On Friday, the Environmental Protection Agency formally announced that heat-trapping greenhouse gases are a danger to human health and welfare, a move that could lead to the regulation of carbon dioxide emissions from vehicles, power plants, and other industrial sources.

The determination—which will undergo a sixty-day comment period before any details or specific actions are decided—drew coverage from all the major outlets. A cap-and-trade bill introduced in March in the House of Representatives, likewise designed to reduce carbon dioxide emissions, has also received a lot of press attention over the last few weeks. The Obama administration still prefers legislation to regulation—but regardless of which path is chosen, the United States would have to undergo a profound technological transformation, energy-wise, to meet its de-carbonization targets.

It has been reassuring, then, to read numerous articles, both national and regional, over the last month about our technology options, weighing those we have against those we need and discussing the political and economic feasibility of each. To wit, the media conversation about one of the most controversial options, carbon capture and storage (CCS), has finally turned into a meaningful debate.

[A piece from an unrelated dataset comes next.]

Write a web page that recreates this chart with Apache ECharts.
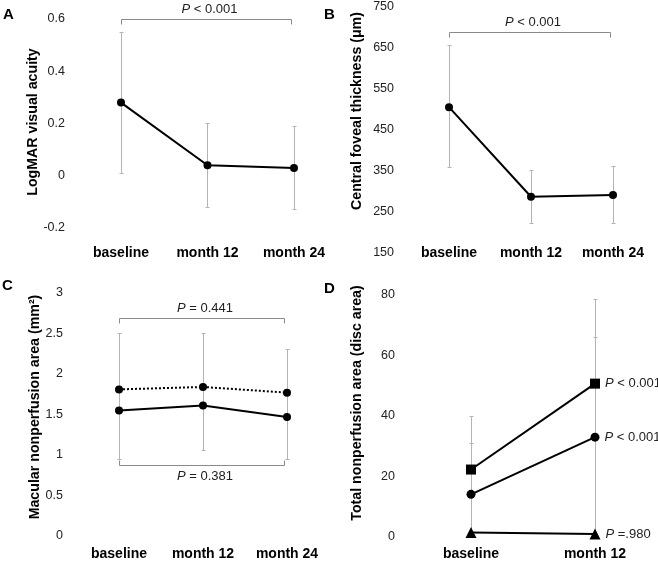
<!DOCTYPE html>
<html><head><meta charset="utf-8">
<script src="https://cdn.jsdelivr.net/npm/echarts@6/dist/echarts.min.js"></script>
<style>html,body{margin:0;padding:0;background:#fff}#c{width:658px;height:561px}</style>
</head><body><div id="c"></div>
<script>
// ---- data ----
const categoriesABC = ['baseline', 'month 12', 'month 24'];
const categoriesD = ['baseline', 'month 12'];

const meanA = [0.28, 0.04, 0.03];
const highA = [0.55, 0.20, 0.19];
const lowA  = [0.01, -0.12, -0.13];

const meanB = [505, 287, 291];
const highB = [654, 352, 360];
const lowB  = [358, 222, 223];

const solidC  = [1.55, 1.61, 1.47];
const dottedC = [1.81, 1.84, 1.77];
const highC   = [2.5, 2.5, 2.3];
const lowC    = [0.95, 1.05, 0.95];

const squareD   = [22.3, 50.7];
const circleD   = [14.1, 33.0];
const triangleD = [1.5, 1.0];
const squareHighD = [39.8, 78.6];
const circleHighD = [30.8, 65.8];
const lowD = [0, 0];
const pLabelsD = ['< 0.001', '< 0.001', '=.980'];

const axisA = {min: -0.2, max: 0.6, interval: 0.2};
const axisB = {min: 150, max: 750, interval: 100};
const axisC = {min: 0, max: 3, interval: 0.5};
const axisD = {min: 0, max: 80, interval: 20};

// brackets: [fromIndex, toIndex, value, direction(1: ends down, -1: ends up)], text
const bracketsA = [[0, 2, 0.6, 1]];   const bracketTextA = ['< 0.001'];
const bracketsB = [[0, 2, 687, 1]];   const bracketTextB = ['< 0.001'];
const bracketsC = [[0, 2, 2.68, 1], [0, 2, 0.87, -1]]; const bracketTextC = ['= 0.441', '= 0.381'];

const titles = ['LogMAR visual acuity', 'Central foveal thickness (\u03bcm)',
  'Macular nonperfusion area (mm\u00b2)', 'Total nonperfusion area (disc area)'];
const letters = ['A', 'B', 'C', 'D'];

// ---- style ----
const FONT = '"Liberation Sans", Arial, Helvetica, sans-serif';
const ERR = '#b4b4b4';
const BR = '#8a8a8a';
const TXT = '#222';

const chart = echarts.init(document.getElementById('c'), null, {renderer: 'canvas'});

function r5(v) { return Math.round(v - 0.5) + 0.5; }

function errSeries(ax, lows, highs) {
  return {
    type: 'custom', xAxisIndex: ax, yAxisIndex: ax, z: 1, silent: true, clip: false,
    encode: {x: 0, y: [1, 2]},
    data: lows.map((l, i) => [i, l, highs[i]]),
    renderItem: (params, api) => {
      const t = api.coord([api.value(0), api.value(2)]);
      const b = api.coord([api.value(0), api.value(1)]);
      const x = r5(t[0]), c = 2;
      return {type: 'group', children: [
        {type: 'line', shape: {x1: x, y1: t[1], x2: x, y2: b[1]}, style: {stroke: ERR, lineWidth: 1}},
        {type: 'line', shape: {x1: x - c, y1: r5(t[1]), x2: x + c, y2: r5(t[1])}, style: {stroke: ERR, lineWidth: 1}},
        {type: 'line', shape: {x1: x - c, y1: r5(b[1]), x2: x + c, y2: r5(b[1])}, style: {stroke: ERR, lineWidth: 1}}
      ]};
    }
  };
}

function bracketSeries(ax, items, texts) {
  return {
    type: 'custom', xAxisIndex: ax, yAxisIndex: ax, z: 3, silent: true, clip: false,
    encode: {x: 0, y: 2},
    data: items,
    renderItem: (params, api) => {
      const p0 = api.coord([api.value(0), api.value(2)]);
      const p1 = api.coord([api.value(1), api.value(2)]);
      const dir = api.value(3);
      const y = r5(p0[1]);
      const x0 = r5(p0[0]), x1 = r5(p1[0] - 3);
      const d = 5 * dir;
      return {type: 'group', children: [
        {type: 'polyline', shape: {points: [[x0, y + d], [x0, y], [x1, y], [x1, y + d]]},
          style: {stroke: BR, lineWidth: 1, fill: null}},
        {type: 'text', x: (x0 + x1) / 2 + 3, y: y - dir * 4,
          style: {text: '{i|P} ' + texts[params.dataIndex], align: 'center',
            verticalAlign: dir > 0 ? 'bottom' : 'top', fill: TXT, fontSize: 13, fontFamily: FONT,
            rich: {i: {fontStyle: 'italic', fontSize: 13, fontFamily: FONT, fill: TXT}}}}
      ]};
    }
  };
}

function lineSeries(ax, data, opts) {
  return Object.assign({
    type: 'line', xAxisIndex: ax, yAxisIndex: ax, z: 5, data: data,
    symbol: 'circle', symbolSize: 8, showSymbol: true,
    itemStyle: {color: '#000'}, lineStyle: {color: '#000', width: 2},
    emphasis: {disabled: true}, animation: false
  }, opts || {});
}

const grids = [
  {left: 121, top: 19, width: 173, height: 209},
  {left: 449, top: 4, width: 164, height: 249},
  {left: 119, top: 293, width: 168, height: 245},
  {left: 471, top: 295, width: 124, height: 243}
];
const xMargins = [18, -7, 11, 10];
const yMargins = [56, 55, 56, 76];
const yAxes = [axisA, axisB, axisC, axisD];

const xAxis = grids.map((g, i) => ({
  type: 'category', gridIndex: i, boundaryGap: false,
  data: i === 3 ? categoriesD : categoriesABC,
  axisLine: {show: false}, axisTick: {show: false}, splitLine: {show: false},
  axisLabel: {margin: xMargins[i], color: '#000', fontWeight: 'bold', fontSize: 14, fontFamily: FONT,
    interval: 0, showMinLabel: true, showMaxLabel: true}
}));
const yAxis = grids.map((g, i) => Object.assign({
  type: 'value', gridIndex: i,
  axisLine: {show: false}, axisTick: {show: false}, splitLine: {show: false},
  axisLabel: {margin: yMargins[i], color: TXT, fontSize: 12.5, fontFamily: FONT}
}, yAxes[i]));

const dLabel = (t) => ({show: true, position: 'right', distance: 5, color: TXT, fontSize: 13, fontFamily: FONT,
  formatter: '{i|P} ' + t, rich: {i: {fontStyle: 'italic', fontSize: 13, fontFamily: FONT, color: TXT}}});
const withLastLabel = (arr, t) => arr.map((v, i) => i === arr.length - 1 ? {value: v, label: dLabel(t)} : v);

const series = [
  errSeries(0, lowA, highA),
  lineSeries(0, meanA),
  bracketSeries(0, bracketsA, bracketTextA),

  errSeries(1, lowB, highB),
  lineSeries(1, meanB),
  bracketSeries(1, bracketsB, bracketTextB),

  errSeries(2, lowC, highC),
  lineSeries(2, dottedC, {lineStyle: {color: '#000', width: 2, type: [2, 2]}}),
  lineSeries(2, solidC),
  bracketSeries(2, bracketsC, bracketTextC),

  errSeries(3, lowD, squareHighD),
  errSeries(3, lowD, circleHighD),
  lineSeries(3, withLastLabel(squareD, pLabelsD[0]), {symbol: 'rect', symbolSize: 10}),
  lineSeries(3, withLastLabel(circleD, pLabelsD[1]), {symbolSize: 9}),
  lineSeries(3, withLastLabel(triangleD, pLabelsD[2]), {symbol: 'triangle', symbolSize: 11})
];

const titlePos = [[33, 122], [357, 111], [35, 407], [357, 403]];
const letterPos = [[3, 15], [324, 15], [2, 286], [324, 289]];
const graphic = [];
titles.forEach((t, i) => graphic.push({
  type: 'text', x: titlePos[i][0], y: titlePos[i][1], rotation: Math.PI / 2, silent: true,
  style: {text: t, align: 'center', verticalAlign: 'middle', fill: '#000', fontWeight: 'bold', fontSize: 14.2, fontFamily: FONT}
}));
letters.forEach((t, i) => graphic.push({
  type: 'text', x: letterPos[i][0], y: letterPos[i][1], silent: true,
  style: {text: t, align: 'left', verticalAlign: 'middle', fill: '#000', fontWeight: 'bold', fontSize: 15, fontFamily: FONT}
}));

chart.setOption({
  animation: false,
  backgroundColor: '#fff',
  grid: grids,
  xAxis: xAxis,
  yAxis: yAxis,
  series: series,
  graphic: graphic
});
</script></body></html>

Just over a year ago, I wrote a column arguing that journalists were neglecting the CCS story. It had been three months since the Bush administration’s Department of Energy cancelled the FutureGen project—a plan to build the U.S.’s first “near-zero-emissions,” coal-fired power plant—and news about CCS had almost vanished from the news. About a month after my column, The New York Times ran an article whose headline summed up the problem: “Mounting Costs Slow the Push for Clean Coal.” (I’ll ignore, for a moment, the use of that oxymoronic slogan about cleanliness, which should be expunged from journalists’ vocabularies.)

The press’s disinterest in CCS continued into the fall, despite the fact that both Barack Obama and John McCain had, on the campaign trail, repeatedly promised Americans that it would play a significant role in the future energy economy. The fact that Australia, Germany, and other foreign nations were opening test plants didn’t seem to matter either.

When coal-ash ponds in Tennessee and Alabama burst in December and January, flooding hundreds of surrounding acres with toxic sludge, the press leapt into action. Widespread articles, editorials, and commentaries made what seemed like a concerted effort to once and for all denounce the idea that coal could ever be “clean.” It was, without a doubt, a noble and much needed effort. But, as CJR argued at the time, very few reporters bothered to explain that the term “clean coal” was coined to describe carbon capture technology and not the heavy metals in coal ash, effectively postponing, once again, a more complete discussion of whether or not CCS should be a part of the so-called energy revolution.

Then came the American Recovery and Reinvestment Act and, in a span of ten months, the New York Times headline changed from “Mounting Costs Slow the Push for Clean Coal” to “Stimulus Money Puts Clean Coal Projects on a Faster Track.” The Obama administration’s package allotted $3.4 billion to developing CCS, making it one of the key elements in the roughly $70 billion earmarked for energy overall. Though it was already ex post facto, the press was once again interested in covering the debate about whether or not the investment was a good idea.

A few weeks after Obama signed the stimulus bill a headline at Scientific American’s 60-Second Science blog laid out the quandary: “Carbon capture and storage: Absolute necessity or crazy scheme?” Environmentalists who otherwise agree on the urgent need to address global warming are divided over that question, which is what makes CCS such a sticky issue. The rest of the Scientific American post, by David Biello, described two events in New York City which occurred at roughly the same time. At one, the National Resources Defense Council (NRDC) was talking about CCS’s important role in mitigating greenhouse-gas emissions; at the other, the Sierra Club was calling it a lifeline for a toxic, outdated fuel source.

The NRDC epitomizes the position that CCS is necessary because, like it or not, the U.S.—and even more importantly, China and India—will continue to burn large amounts of coal for decades to come. The Sierra Club, on the other hand, represents the opinion that any dollar spent on CCS, or anything to do with coal (the mining of which will always be destructive, and which will always produce ash in burning), is a dollar wasted, which could have gone to clean technologies like wind and solar. There is also the argument that, global warming aside, CCS is neither financially nor technologically feasible.